> [Dataset content]:
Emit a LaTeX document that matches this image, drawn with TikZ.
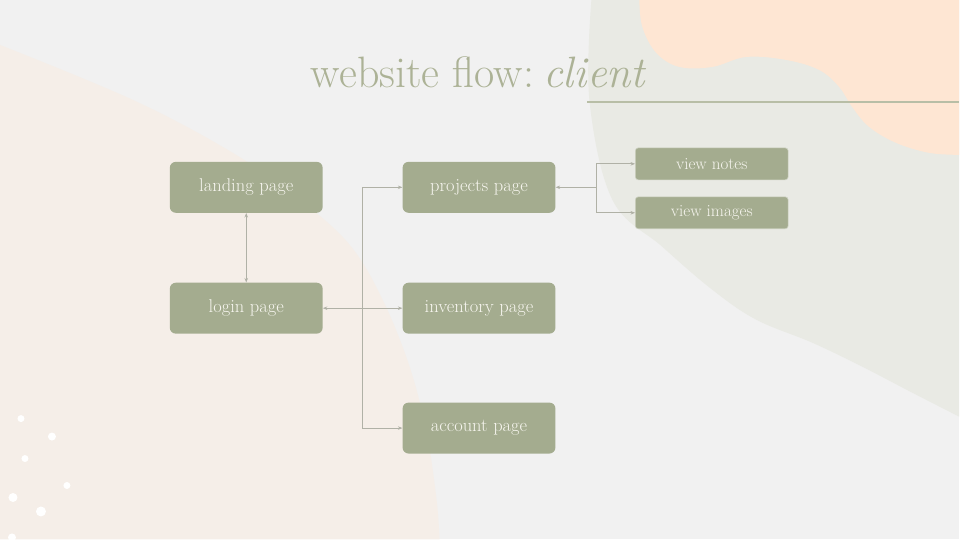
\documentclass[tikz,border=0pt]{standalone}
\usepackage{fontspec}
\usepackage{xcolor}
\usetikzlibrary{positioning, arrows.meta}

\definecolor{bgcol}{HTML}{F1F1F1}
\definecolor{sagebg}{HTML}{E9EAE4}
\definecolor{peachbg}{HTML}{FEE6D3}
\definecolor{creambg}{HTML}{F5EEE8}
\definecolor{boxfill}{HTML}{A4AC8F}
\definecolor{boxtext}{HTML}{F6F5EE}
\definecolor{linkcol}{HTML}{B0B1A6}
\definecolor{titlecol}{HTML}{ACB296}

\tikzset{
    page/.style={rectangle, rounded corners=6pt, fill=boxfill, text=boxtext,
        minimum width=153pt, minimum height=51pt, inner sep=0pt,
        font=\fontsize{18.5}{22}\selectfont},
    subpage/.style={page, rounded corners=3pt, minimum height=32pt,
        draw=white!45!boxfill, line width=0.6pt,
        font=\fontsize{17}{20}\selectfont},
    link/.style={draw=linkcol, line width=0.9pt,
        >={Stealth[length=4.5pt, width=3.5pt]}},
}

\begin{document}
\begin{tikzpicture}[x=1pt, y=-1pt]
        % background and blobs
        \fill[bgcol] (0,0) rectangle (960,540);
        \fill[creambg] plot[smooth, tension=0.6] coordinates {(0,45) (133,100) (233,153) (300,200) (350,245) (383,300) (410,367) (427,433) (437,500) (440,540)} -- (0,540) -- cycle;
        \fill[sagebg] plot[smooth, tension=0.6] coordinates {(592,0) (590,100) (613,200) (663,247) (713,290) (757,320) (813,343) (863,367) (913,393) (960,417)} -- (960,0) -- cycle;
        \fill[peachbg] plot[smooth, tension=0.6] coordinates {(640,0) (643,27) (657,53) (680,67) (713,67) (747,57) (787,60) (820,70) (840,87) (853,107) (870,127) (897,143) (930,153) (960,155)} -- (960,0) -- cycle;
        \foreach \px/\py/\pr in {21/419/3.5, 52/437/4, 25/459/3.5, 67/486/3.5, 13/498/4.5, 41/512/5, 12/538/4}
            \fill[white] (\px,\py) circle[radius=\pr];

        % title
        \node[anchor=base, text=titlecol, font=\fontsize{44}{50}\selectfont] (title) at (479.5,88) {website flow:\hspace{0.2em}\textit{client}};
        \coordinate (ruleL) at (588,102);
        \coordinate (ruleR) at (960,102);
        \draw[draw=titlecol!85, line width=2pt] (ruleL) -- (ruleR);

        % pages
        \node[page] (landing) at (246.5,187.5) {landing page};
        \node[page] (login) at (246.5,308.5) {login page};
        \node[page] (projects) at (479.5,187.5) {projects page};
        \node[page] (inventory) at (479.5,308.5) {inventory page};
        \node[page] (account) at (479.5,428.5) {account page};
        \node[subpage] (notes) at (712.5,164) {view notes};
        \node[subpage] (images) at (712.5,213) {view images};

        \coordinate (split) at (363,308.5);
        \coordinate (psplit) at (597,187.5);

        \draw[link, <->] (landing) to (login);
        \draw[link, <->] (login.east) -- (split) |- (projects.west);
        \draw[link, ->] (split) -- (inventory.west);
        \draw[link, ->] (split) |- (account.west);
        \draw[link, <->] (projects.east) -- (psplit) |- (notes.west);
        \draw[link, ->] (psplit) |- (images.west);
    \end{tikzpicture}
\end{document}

> [What needs to be done]:
Each line of the material must be retyped exactly, except that images are omitted.

> [Task output]:
Emit a LaTeX document that matches this image, drawn with TikZ.
\documentclass[tikz,border=0pt]{standalone}
\usepackage{fontspec}
\usepackage{xcolor}
\usetikzlibrary{positioning, arrows.meta}

\definecolor{bgcol}{HTML}{F1F1F1}
\definecolor{sagebg}{HTML}{E9EAE4}
\definecolor{peachbg}{HTML}{FEE6D3}
\definecolor{creambg}{HTML}{F5EEE8}
\definecolor{boxfill}{HTML}{A4AC8F}
\definecolor{boxtext}{HTML}{F6F5EE}
\definecolor{linkcol}{HTML}{B0B1A6}
\definecolor{titlecol}{HTML}{ACB296}

\tikzset{
    page/.style={rectangle, rounded corners=6pt, fill=boxfill, text=boxtext,
        minimum width=153pt, minimum height=51pt, inner sep=0pt,
        font=\fontsize{18.5}{22}\selectfont},
    subpage/.style={page, rounded corners=3pt, minimum height=32pt,
        draw=white!45!boxfill, line width=0.6pt,
        font=\fontsize{17}{20}\selectfont},
    link/.style={draw=linkcol, line width=0.9pt,
        >={Stealth[length=4.5pt, width=3.5pt]}},
}

\begin{document}
\begin{tikzpicture}[x=1pt, y=-1pt]
        % background and blobs
        \fill[bgcol] (0,0) rectangle (960,540);
        \fill[creambg] plot[smooth, tension=0.6] coordinates {(0,45) (133,100) (233,153) (300,200) (350,245) (383,300) (410,367) (427,433) (437,500) (440,540)} -- (0,540) -- cycle;
        \fill[sagebg] plot[smooth, tension=0.6] coordinates {(592,0) (590,100) (613,200) (663,247) (713,290) (757,320) (813,343) (863,367) (913,393) (960,417)} -- (960,0) -- cycle;
        \fill[peachbg] plot[smooth, tension=0.6] coordinates {(640,0) (643,27) (657,53) (680,67) (713,67) (747,57) (787,60) (820,70) (840,87) (853,107) (870,127) (897,143) (930,153) (960,155)} -- (960,0) -- cycle;
        \foreach \px/\py/\pr in {21/419/3.5, 52/437/4, 25/459/3.5, 67/486/3.5, 13/498/4.5, 41/512/5, 12/538/4}
            \fill[white] (\px,\py) circle[radius=\pr];

        % title
        \node[anchor=base, text=titlecol, font=\fontsize{44}{50}\selectfont] (title) at (479.5,88) {website flow:\hspace{0.2em}\textit{client}};
        \coordinate (ruleL) at (588,102);
        \coordinate (ruleR) at (960,102);
        \draw[draw=titlecol!85, line width=2pt] (ruleL) -- (ruleR);

        % pages
        \node[page] (landing) at (246.5,187.5) {landing page};
        \node[page] (login) at (246.5,308.5) {login page};
        \node[page] (projects) at (479.5,187.5) {projects page};
        \node[page] (inventory) at (479.5,308.5) {inventory page};
        \node[page] (account) at (479.5,428.5) {account page};
        \node[subpage] (notes) at (712.5,164) {view notes};
        \node[subpage] (images) at (712.5,213) {view images};

        \coordinate (split) at (363,308.5);
        \coordinate (psplit) at (597,187.5);

        \draw[link, <->] (landing) to (login);
        \draw[link, <->] (login.east) -- (split) |- (projects.west);
        \draw[link, ->] (split) -- (inventory.west);
        \draw[link, ->] (split) |- (account.west);
        \draw[link, <->] (projects.east) -- (psplit) |- (notes.west);
        \draw[link, ->] (psplit) |- (images.west);
    \end{tikzpicture}
\end{document}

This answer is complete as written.